WHAT IS ASKED: Copy everything in the listing below word for word, apart from any images.

SOURCE MATERIAL:
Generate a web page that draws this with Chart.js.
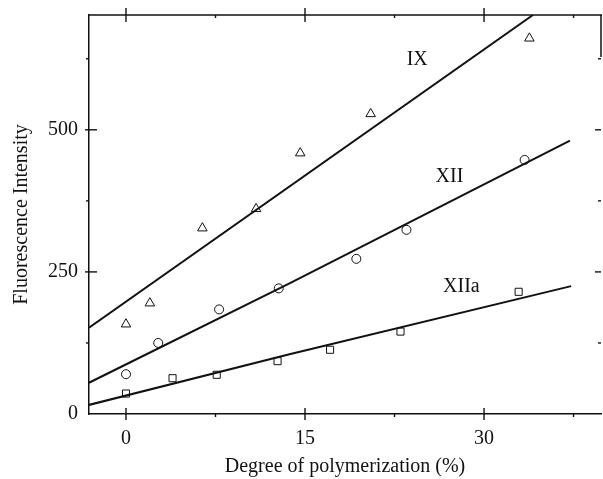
<!DOCTYPE html>
<html>
<head>
<meta charset="utf-8">
<script src="https://cdn.jsdelivr.net/npm/chart.js@4"></script>
<style>
  body { margin: 0; background: #fff; }
</style>
</head>
<body>
<canvas id="myChart" width="603" height="479"></canvas>
<script>
// measured points, degree of polymerization (%) vs fluorescence intensity
var ixX = [0, 2.0, 6.4, 10.9, 14.6, 20.5, 33.8];
var ixY = [158, 195, 327, 361, 459, 528, 661];
var xiiX = [0, 2.7, 7.8, 12.8, 19.3, 23.5, 33.4];
var xiiY = [70, 125, 184, 221, 273, 324, 447];
var xiiaX = [0, 3.9, 7.6, 12.7, 17.1, 23.0, 32.9];
var xiiaY = [36, 63, 69, 93, 113, 145, 215];

// fitted lines
var ixFitX = [-3.1, 34.1];
var ixFitY = [152, 702];
var xiiFitX = [-3.1, 13.7, 37.2];
var xiiFitY = [55, 230, 481];
var xiiaFitX = [-3.1, 13.7, 37.3];
var xiiaFitY = [16, 105, 225];

// curve names
var curveNames = ['IX', 'XII', 'XIIa'];
var nameX = [24.4, 27.1, 28.1];
var nameY = [623, 417, 224];

var xTicks = [0, 15, 30];
var xMinor = [7.5, 22.5, 37.5];
var yTicks = [0, 250, 500];
var yMinor = [125, 375, 625];

function pts(xs, ys) {
    return xs.map(function (v, i) { return {x: v, y: ys[i]}; });
}

function noPadding(s) {
    s.paddingLeft = 0;
    s.paddingRight = 0;
    s.paddingTop = 0;
    s.paddingBottom = 0;
}

var serif = 'Liberation Serif';

const axisDecor = {
    id: 'axisDecor',
    afterDraw: function (chart) {
        const ctx = chart.ctx;
        const a = chart.chartArea;
        const x = chart.scales.x;
        const y = chart.scales.y;
        function seg(x1, y1, x2, y2) {
            ctx.beginPath();
            ctx.moveTo(x1, y1);
            ctx.lineTo(x2, y2);
            ctx.stroke();
        }
        ctx.save();
        ctx.strokeStyle = '#111';
        ctx.lineWidth = 1.5;
        // top border and the short stub of the right border
        seg(a.left, a.top, a.right + 1, a.top);
        seg(a.right, a.top, a.right, a.top + 42);
        ctx.lineWidth = 1.4;
        xTicks.forEach(function (v) {
            const px = x.getPixelForValue(v);
            seg(px, a.bottom - 6, px, a.bottom + 6);
            seg(px, a.top - 7, px, a.top + 7);
        });
        xMinor.forEach(function (v) {
            const px = x.getPixelForValue(v);
            seg(px, a.bottom, px, a.bottom + 3);
            seg(px, a.top, px, a.top + 3);
        });
        yTicks.forEach(function (v) {
            if (v === 0) return;
            const py = y.getPixelForValue(v);
            seg(a.left - 4, py, a.left + 8, py);
            seg(a.right - 6, py, a.right, py);
        });
        yMinor.forEach(function (v) {
            const py = y.getPixelForValue(v);
            seg(a.left - 3, py, a.left, py);
            seg(a.right - 3, py, a.right, py);
        });
        // curve names
        ctx.fillStyle = '#111';
        ctx.font = '20px "' + serif + '"';
        ctx.textAlign = 'center';
        ctx.textBaseline = 'middle';
        curveNames.forEach(function (t, i) {
            ctx.fillText(t, x.getPixelForValue(nameX[i]), y.getPixelForValue(nameY[i]));
        });
        ctx.restore();
    }
};

const ctx = document.getElementById('myChart').getContext('2d');
const myChart = new Chart(ctx, {
    type: 'scatter',
    data: {
        datasets: [
            {
                label: 'IX',
                data: pts(ixX, ixY),
                pointStyle: 'triangle',
                pointRadius: 5.5,
                borderColor: '#111',
                backgroundColor: 'rgba(0,0,0,0)',
                borderWidth: 1
            },
            {
                label: 'XII',
                data: pts(xiiX, xiiY),
                pointStyle: 'circle',
                pointRadius: 4.5,
                borderColor: '#111',
                backgroundColor: 'rgba(0,0,0,0)',
                borderWidth: 1
            },
            {
                label: 'XIIa',
                data: pts(xiiaX, xiiaY),
                pointStyle: 'rect',
                pointRadius: 5,
                borderColor: '#111',
                backgroundColor: 'rgba(0,0,0,0)',
                borderWidth: 1
            },
            {
                label: 'IX fit',
                data: pts(ixFitX, ixFitY),
                showLine: true,
                pointRadius: 0,
                borderColor: '#111',
                borderWidth: 2
            },
            {
                label: 'XII fit',
                data: pts(xiiFitX, xiiFitY),
                showLine: true,
                pointRadius: 0,
                borderColor: '#111',
                borderWidth: 2
            },
            {
                label: 'XIIa fit',
                data: pts(xiiaFitX, xiiaFitY),
                showLine: true,
                pointRadius: 0,
                borderColor: '#111',
                borderWidth: 2
            }
        ]
    },
    options: {
        responsive: false,
        animation: false,
        events: [],
        layout: {
            autoPadding: false,
            padding: {top: 15, right: 2, left: 0, bottom: 0}
        },
        plugins: {
            legend: {display: false},
            tooltip: {enabled: false}
        },
        scales: {
            x: {
                type: 'linear',
                min: -3.1,
                max: 39.8,
                afterBuildTicks: function (s) {
                    s.ticks = xTicks.map(function (v) { return {value: v}; });
                },
                afterFit: function (s) {
                    s.height = 65;
                    noPadding(s);
                },
                grid: {display: false},
                border: {display: true, color: '#111', width: 1.5},
                ticks: {
                    color: '#111',
                    padding: 5,
                    maxRotation: 0,
                    font: {family: serif, size: 20}
                },
                title: {
                    display: true,
                    text: 'Degree of polymerization (%)',
                    color: '#111',
                    padding: {top: 0, bottom: 0},
                    font: {family: serif, size: 20}
                }
            },
            y: {
                type: 'linear',
                min: 0,
                max: 702,
                afterBuildTicks: function (s) {
                    s.ticks = yTicks.map(function (v) { return {value: v}; });
                },
                afterFit: function (s) {
                    s.width = 89;
                    noPadding(s);
                },
                grid: {display: false},
                border: {display: true, color: '#111', width: 1.5},
                ticks: {
                    color: '#111',
                    padding: 3,
                    font: {family: serif, size: 20}
                },
                title: {
                    display: true,
                    text: 'Fluorescence Intensity',
                    color: '#111',
                    padding: {top: 10, bottom: 0},
                    font: {family: serif, size: 20}
                }
            }
        }
    },
    plugins: [axisDecor]
});
</script>
</body>
</html>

PROBLEM SOLUTION:
Generate a web page that draws this with Chart.js.
<!DOCTYPE html>
<html>
<head>
<meta charset="utf-8">
<script src="https://cdn.jsdelivr.net/npm/chart.js@4"></script>
<style>
  body { margin: 0; background: #fff; }
</style>
</head>
<body>
<canvas id="myChart" width="603" height="479"></canvas>
<script>
// measured points, degree of polymerization (%) vs fluorescence intensity
var ixX = [0, 2.0, 6.4, 10.9, 14.6, 20.5, 33.8];
var ixY = [158, 195, 327, 361, 459, 528, 661];
var xiiX = [0, 2.7, 7.8, 12.8, 19.3, 23.5, 33.4];
var xiiY = [70, 125, 184, 221, 273, 324, 447];
var xiiaX = [0, 3.9, 7.6, 12.7, 17.1, 23.0, 32.9];
var xiiaY = [36, 63, 69, 93, 113, 145, 215];

// fitted lines
var ixFitX = [-3.1, 34.1];
var ixFitY = [152, 702];
var xiiFitX = [-3.1, 13.7, 37.2];
var xiiFitY = [55, 230, 481];
var xiiaFitX = [-3.1, 13.7, 37.3];
var xiiaFitY = [16, 105, 225];

// curve names
var curveNames = ['IX', 'XII', 'XIIa'];
var nameX = [24.4, 27.1, 28.1];
var nameY = [623, 417, 224];

var xTicks = [0, 15, 30];
var xMinor = [7.5, 22.5, 37.5];
var yTicks = [0, 250, 500];
var yMinor = [125, 375, 625];

function pts(xs, ys) {
    return xs.map(function (v, i) { return {x: v, y: ys[i]}; });
}

function noPadding(s) {
    s.paddingLeft = 0;
    s.paddingRight = 0;
    s.paddingTop = 0;
    s.paddingBottom = 0;
}

var serif = 'Liberation Serif';

const axisDecor = {
    id: 'axisDecor',
    afterDraw: function (chart) {
        const ctx = chart.ctx;
        const a = chart.chartArea;
        const x = chart.scales.x;
        const y = chart.scales.y;
        function seg(x1, y1, x2, y2) {
            ctx.beginPath();
            ctx.moveTo(x1, y1);
            ctx.lineTo(x2, y2);
            ctx.stroke();
        }
        ctx.save();
        ctx.strokeStyle = '#111';
        ctx.lineWidth = 1.5;
        // top border and the short stub of the right border
        seg(a.left, a.top, a.right + 1, a.top);
        seg(a.right, a.top, a.right, a.top + 42);
        ctx.lineWidth = 1.4;
        xTicks.forEach(function (v) {
            const px = x.getPixelForValue(v);
            seg(px, a.bottom - 6, px, a.bottom + 6);
            seg(px, a.top - 7, px, a.top + 7);
        });
        xMinor.forEach(function (v) {
            const px = x.getPixelForValue(v);
            seg(px, a.bottom, px, a.bottom + 3);
            seg(px, a.top, px, a.top + 3);
        });
        yTicks.forEach(function (v) {
            if (v === 0) return;
            const py = y.getPixelForValue(v);
            seg(a.left - 4, py, a.left + 8, py);
            seg(a.right - 6, py, a.right, py);
        });
        yMinor.forEach(function (v) {
            const py = y.getPixelForValue(v);
            seg(a.left - 3, py, a.left, py);
            seg(a.right - 3, py, a.right, py);
        });
        // curve names
        ctx.fillStyle = '#111';
        ctx.font = '20px "' + serif + '"';
        ctx.textAlign = 'center';
        ctx.textBaseline = 'middle';
        curveNames.forEach(function (t, i) {
            ctx.fillText(t, x.getPixelForValue(nameX[i]), y.getPixelForValue(nameY[i]));
        });
        ctx.restore();
    }
};

const ctx = document.getElementById('myChart').getContext('2d');
const myChart = new Chart(ctx, {
    type: 'scatter',
    data: {
        datasets: [
            {
                label: 'IX',
                data: pts(ixX, ixY),
                pointStyle: 'triangle',
                pointRadius: 5.5,
                borderColor: '#111',
                backgroundColor: 'rgba(0,0,0,0)',
                borderWidth: 1
            },
            {
                label: 'XII',
                data: pts(xiiX, xiiY),
                pointStyle: 'circle',
                pointRadius: 4.5,
                borderColor: '#111',
                backgroundColor: 'rgba(0,0,0,0)',
                borderWidth: 1
            },
            {
                label: 'XIIa',
                data: pts(xiiaX, xiiaY),
                pointStyle: 'rect',
                pointRadius: 5,
                borderColor: '#111',
                backgroundColor: 'rgba(0,0,0,0)',
                borderWidth: 1
            },
            {
                label: 'IX fit',
                data: pts(ixFitX, ixFitY),
                showLine: true,
                pointRadius: 0,
                borderColor: '#111',
                borderWidth: 2
            },
            {
                label: 'XII fit',
                data: pts(xiiFitX, xiiFitY),
                showLine: true,
                pointRadius: 0,
                borderColor: '#111',
                borderWidth: 2
            },
            {
                label: 'XIIa fit',
                data: pts(xiiaFitX, xiiaFitY),
                showLine: true,
                pointRadius: 0,
                borderColor: '#111',
                borderWidth: 2
            }
        ]
    },
    options: {
        responsive: false,
        animation: false,
        events: [],
        layout: {
            autoPadding: false,
            padding: {top: 15, right: 2, left: 0, bottom: 0}
        },
        plugins: {
            legend: {display: false},
            tooltip: {enabled: false}
        },
        scales: {
            x: {
                type: 'linear',
                min: -3.1,
                max: 39.8,
                afterBuildTicks: function (s) {
                    s.ticks = xTicks.map(function (v) { return {value: v}; });
                },
                afterFit: function (s) {
                    s.height = 65;
                    noPadding(s);
                },
                grid: {display: false},
                border: {display: true, color: '#111', width: 1.5},
                ticks: {
                    color: '#111',
                    padding: 5,
                    maxRotation: 0,
                    font: {family: serif, size: 20}
                },
                title: {
                    display: true,
                    text: 'Degree of polymerization (%)',
                    color: '#111',
                    padding: {top: 0, bottom: 0},
                    font: {family: serif, size: 20}
                }
            },
            y: {
                type: 'linear',
                min: 0,
                max: 702,
                afterBuildTicks: function (s) {
                    s.ticks = yTicks.map(function (v) { return {value: v}; });
                },
                afterFit: function (s) {
                    s.width = 89;
                    noPadding(s);
                },
                grid: {display: false},
                border: {display: true, color: '#111', width: 1.5},
                ticks: {
                    color: '#111',
                    padding: 3,
                    font: {family: serif, size: 20}
                },
                title: {
                    display: true,
                    text: 'Fluorescence Intensity',
                    color: '#111',
                    padding: {top: 10, bottom: 0},
                    font: {family: serif, size: 20}
                }
            }
        }
    },
    plugins: [axisDecor]
});
</script>
</body>
</html>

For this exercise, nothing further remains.